In 1921, all low voltage cars, including the Flivvers and Steinways - were equipped with MUDC or multiple-unit door operation. All cars subsequently acquired had it already built in as part of their equipment.

22 of the older trailers, along with 8 Flivver trailers, were converted to Steinway motors in 1929 to relieve an equipment shortage on the Queens Division; the IRT at the time being financially unable to purchase new equipment for the purpose.

==History==
The Low-Vs served much of their time mainly on the Lexington Avenue Express and 7th Avenue–180th Street Bronx Park Express services, with a few additionally on the Broadway–7th Ave.–Van Cortlandt Park 242nd St. Express by interlining due to an insufficient number of High-Vs filling out the assigned services. At times, several appeared on the Queens Flushing and Astoria services as well.

In 1952, with the shuffling of equipment to save on crews, the few Low-Vs on the Broadway Express were no longer needed for that service. A few, however, were used in Lenox Ave. Local service on weekends. In late 1958 through early 1959, several Low-Vs, following the Flivvers and regular Steinways, appeared on the two West Side Locals, Broadway and Lenox Ave., to replace the last of the High-Vs still in service.

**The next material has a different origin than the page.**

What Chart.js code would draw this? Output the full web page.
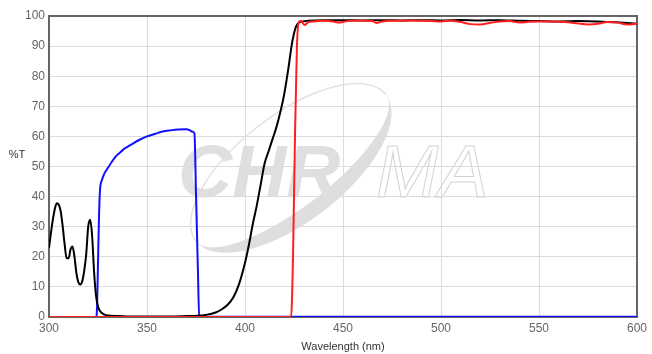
<!DOCTYPE html>
<html>
<head>
<meta charset="utf-8">
<script src="https://cdn.jsdelivr.net/npm/chart.js@4"></script>
<style>
  html, body { margin: 0; padding: 0; background: #fff; }
  #grafico { display: block; }
</style>
</head>
<body>
<canvas id="grafico" width="652" height="354"></canvas>
<script>
// Dados
const pretoX = [300,301,302,303,304,305,306,307,308,309,310,311,312,313,314,315,316,317,318,319,320,321,322,323,324,325,326,327,328,330,335,340,350,360,370,376,380,385,388,391,394,397,400,402,404,406,408,410,412,414,416,418,420,422,424,426,428,432,440,450,460,470,480,490,500,510,520,530,540,550,560,570,580,590,600];
const pretoY = [23,28,32.5,36,37.8,37.3,35,30,24,19.5,19.5,22.5,23.4,20,14.5,11.5,10.8,12,15.5,21,30,32.3,27,15,7,3.5,2,1.3,0.9,0.5,0.3,0.2,0.2,0.2,0.3,0.4,0.7,1.5,2.5,4,6.5,11,18,24,31,37,44,51,55,59,63,68,74,82,91,96.5,98,98.4,98.6,98.6,98.5,98.6,98.5,98.6,98.5,98.7,98.5,98.6,98.4,98.3,98.2,98.3,98.2,97.9,97.4];

const azulX = [300,324,324.5,325,325.5,326,327,328,329,330,332,334,336,338,340,343,346,350,354,358,362,366,370,372,373,374.2,375,376,376.6,380,600];
const azulY = [0,0,3,18,33,42,45.5,47.3,48.5,49.5,51.5,53.3,54.5,55.7,56.5,57.7,58.8,60,60.8,61.6,62,62.3,62.4,62,61.6,61,41,15,0.5,0.1,0.1];

const vermelhoX = [300,423.5,424.5,425.5,426.5,427.5,428.5,430.5,432,435,440,445,448,450,452,455,460,465,467,470,475,480,485,490,495,500,505,510,515,520,525,530,535,540,545,550,555,560,565,570,575,580,585,590,595,600];
const vermelhoY = [0,0,20,60,90,98,98.3,97,97.8,98.2,98.4,98.2,97.8,98,98.3,98.4,98.4,98.3,97.7,98.2,98.4,98.4,98.5,98.4,98.3,98.2,98.4,98,97.3,97.2,97.7,98.2,98.3,97.8,98.1,98.2,98.2,98.1,97.9,97.5,97.2,97.4,98,97.8,97.2,97.5];

const ticksX = [300,350,400,450,500,550,600];
const ticksY = [0,10,20,30,40,50,60,70,80,90,100];

const fonte = 'Liberation Sans, Arial, sans-serif';

function pontos(xs, ys) {
  return xs.map((x, i) => ({ x: x, y: ys[i] }));
}

// Marca d'água CHROMA
const marcaDagua = {
  id: 'marcaDagua',
  beforeDraw(chart) {
    const c = chart.ctx;
    c.save();
    // swoosh
    const cx = 291, cy = 168, a = 120, b = 54, r = -0.656;
    c.fillStyle = '#dedede';
    c.beginPath();
    c.ellipse(cx, cy, a, b, r, 0, Math.PI);
    c.ellipse(cx, cy, a, b - 15, r, Math.PI, 0, true);
    c.closePath();
    c.fill();
    c.strokeStyle = '#e2e2e2';
    c.lineWidth = 1.5;
    c.beginPath();
    c.ellipse(cx, cy, a, b - 1, r, Math.PI, 2 * Math.PI);
    c.stroke();
    // letras
    c.font = 'italic bold 75px ' + fonte;
    c.fillStyle = '#dfdfdf';
    c.textBaseline = 'alphabetic';
    c.fillText('CHR', 178, 197);
    c.font = 'italic 75px ' + fonte;
    c.strokeStyle = '#d2d2d2';
    c.lineWidth = 1;
    c.strokeText('MA', 376, 197);
    c.restore();
  }
};

// Moldura do gráfico e título do eixo Y
const moldura = {
  id: 'moldura',
  beforeDatasetsDraw(chart) {
    const { left, top, right, bottom } = chart.chartArea;
    const c = chart.ctx;
    c.save();
    c.strokeStyle = '#666';
    c.lineWidth = 2;
    c.strokeRect(left, top, right - left, bottom - top);
    c.restore();
  },
  afterDraw(chart) {
    const c = chart.ctx;
    c.save();
    c.font = '11px ' + fonte;
    c.fillStyle = '#333';
    c.textAlign = 'center';
    c.textBaseline = 'middle';
    c.fillText('%T', 17, 155);
    c.restore();
  }
};

const chart = new Chart(document.getElementById('grafico'), {
  type: 'line',
  data: {
    datasets: [
      { data: pontos(vermelhoX, vermelhoY), borderColor: '#ff1f1f', order: 0 },
      { data: pontos(pretoX, pretoY), borderColor: '#000000', order: 1 },
      { data: pontos(azulX, azulY), borderColor: '#1010ff', order: 2 }
    ]
  },
  options: {
    responsive: false,
    animation: false,
    datasets: {
      line: {
        borderWidth: 2,
        pointRadius: 0,
        fill: false,
        cubicInterpolationMode: 'monotone'
      }
    },
    layout: { padding: { left: 0, right: 15, top: 16, bottom: 0 } },
    plugins: {
      legend: { display: false },
      tooltip: { enabled: false }
    },
    scales: {
      x: {
        type: 'linear',
        min: 300,
        max: 600,
        afterBuildTicks: s => { s.ticks = ticksX.map(v => ({ value: v })); },
        afterFit: s => { s.height = 37; },
        ticks: { color: '#666', font: { family: fonte, size: 12 }, padding: 4, maxRotation: 0 },
        grid: { color: '#dcdcdc', drawTicks: false },
        border: { display: false },
        title: { display: true, text: 'Wavelength (nm)', color: '#333', font: { family: fonte, size: 11 }, padding: { top: 2, bottom: 0 } }
      },
      y: {
        min: 0,
        max: 100,
        afterBuildTicks: s => { s.ticks = ticksY.map(v => ({ value: v })); },
        afterFit: s => { s.width = 49; },
        ticks: { color: '#666', font: { family: fonte, size: 12 }, padding: 4 },
        grid: { color: '#dcdcdc', drawTicks: false },
        border: { display: false }
      }
    }
  },
  plugins: [marcaDagua, moldura]
});
</script>
</body>
</html>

Around 1954–5, one car (5417) was fitted with additional light fixtures for brighter lighting, but the decision was made to instead rewire a few other cars with improved circuitry as with the IND R1–9s. Six cars were so equipped. These were 4800, 4953, 5095, 5285, 5416, 5440.

Two cars (5032, 5130) had a lowered ceiling and hand stanchions in place of the usual straps.

From August 1959 through December 1960, roughly 25 cars that had been modified for operation on the BMT Culver and Franklin Ave. Shuttle, by adding extensions on their sides at floor level to fill in the wider platform gaps on the B Division; this lasted only for a year and a half, after which the cars were returned to the IRT. Most were placed in work service, surviving for many years, but 3 of these cars were actually returned to IRT passenger service and were scrapped in due course as with other Low-Vs at the time. After 47 years of service, most of the Low-V cars were retired in 1963, spending their last days on the Lexington–Jerome Ave. Express line. Some cars, however, remained in service on the 7th Avenue–Lenox Express until February 1964. There were persistent reports of those appearing in those services later that year. A very small number of Low-Vs used on the Bowling Green–South Ferry shuttle that replaced the Deck Roof High-Vs - the previous fleet - in 1956 remained on the shuttle as late as August 1964. A handful number of trailer cars remained on the fragment of IRT Third Avenue Line in the Bronx to finish out their years until November 3, 1969.

Many Low-Vs were converted into work cars following their retirement from revenue service. They were eventually replaced by retired SMEE cars converted into work cars and were eventually all scrapped (but see below).

==Preservation==
Seven Lo-V cars have survived into preservation. One is a trailer car, while the rest are motors.
- Car 4902 (trailer car) has been preserved by the New York Transit Museum and restored.
- Car 5290 (motor car) has been preserved by Railway Preservation Corp. and restored.
- Car 5292 (motor car) has been preserved by Railway Preservation Corp. and restored.
- Car 5443 (motor car) has been preserved by Railway Preservation Corp. and restored.
- Car 5466 (motor car) has been preserved by the Shore Line Trolley Museum in East Haven, Connecticut, and restored. It is modified with trolley poles and is used in various tourist rides around the museum.
- Car 5483 (motor car) has been preserved by Railway Preservation Corp. and restored.
- Car 5600 (motor car) has been preserved at the Trolley Museum of New York in Kingston, New York. It is currently undergoing a cosmetic restoration but is not currently operable.

Car 4605, the last of the former BMT shuttle cars and of the 1916 series, had been planned for preservation as well, but plans for it fell through. It had survived as late as 1980.

==See also==
- Flivver Lo-V, a low voltage propulsion control IRT subway car built in 1915.
- Steinway Lo-V, a low voltage propulsion control IRT subway car built from 1915 to 1925.
- World's Fair Lo-V, a low voltage propulsion control IRT subway car built in 1938.